Skip to content
23 lut / Wojtek

Cichoń – „Humor” [RECENZJA]

W ramach ubiegłorocznych remanentów sięgnąłem po debiutancki mini album młodego repera. Jeśli prawdą jest, że Cichoń zbierał materiał przez dwa lata, to w tych 11 piosenkach słychać to dosyć wyraźnie. Gdyby nie skrajne utwory, które bardzo mnie zainteresowały, moglibyśmy mówić o wykonawcy raczkującym.

Zaczyna się świetnym „Intro” bez tekstu.

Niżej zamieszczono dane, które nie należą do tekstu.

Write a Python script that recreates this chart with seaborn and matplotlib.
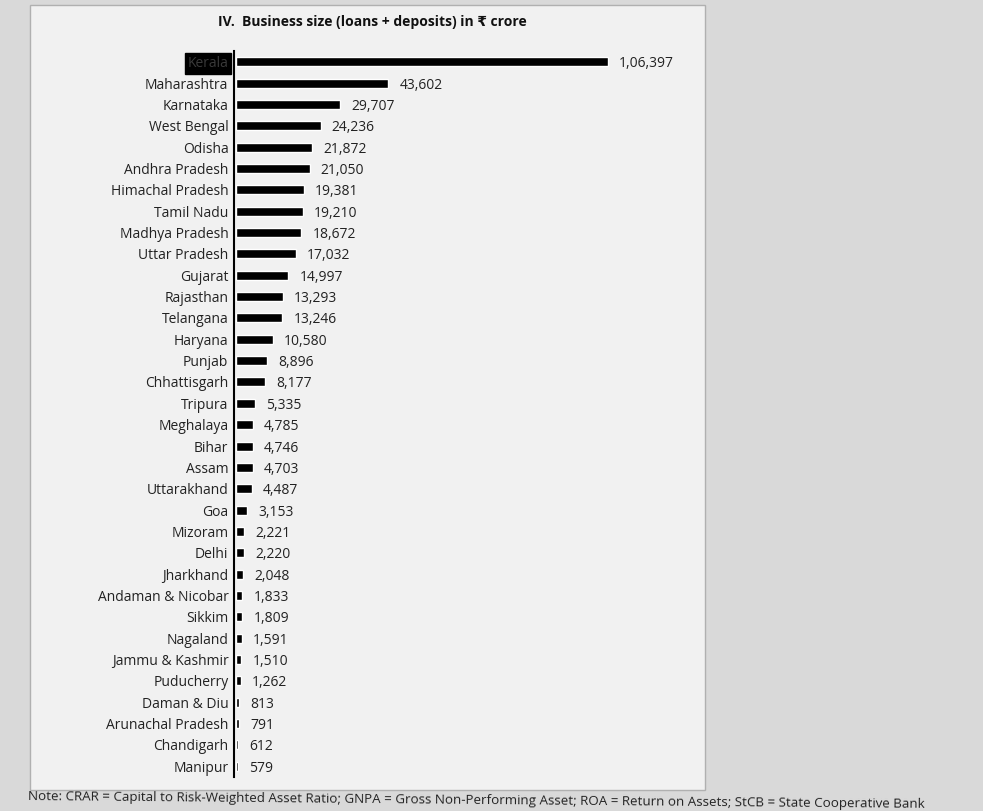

Nieco niedbała wokaliza z ciekawą muzyką jest tak wyrazista, że tego albumu chce się słuchać. Potem niestety nie jest już tak dobrze. Cały czas zastanawiałem się, co artysta chce nam opowiedzieć. Te luźne, raczej nie powiązane ze sobą myśli pokazują sprawność w pisaniu linijek, ale nie wiele z tego wynika. Uwagę za to zwraca muzyka, bo to nie są typowe raperskie bity, a dźwięki pokazujące wrażliwość i dbanie o szczegóły. Tutaj uwagę zwracają “Hibiskus” i fajnie odjechana “Chandra”, a już zamykająca album “Niedziela” to prawdziwa perełka. Tak, tego artystę warto obserwować, bo coś mi mówi, że chłopak może się rozwinąć.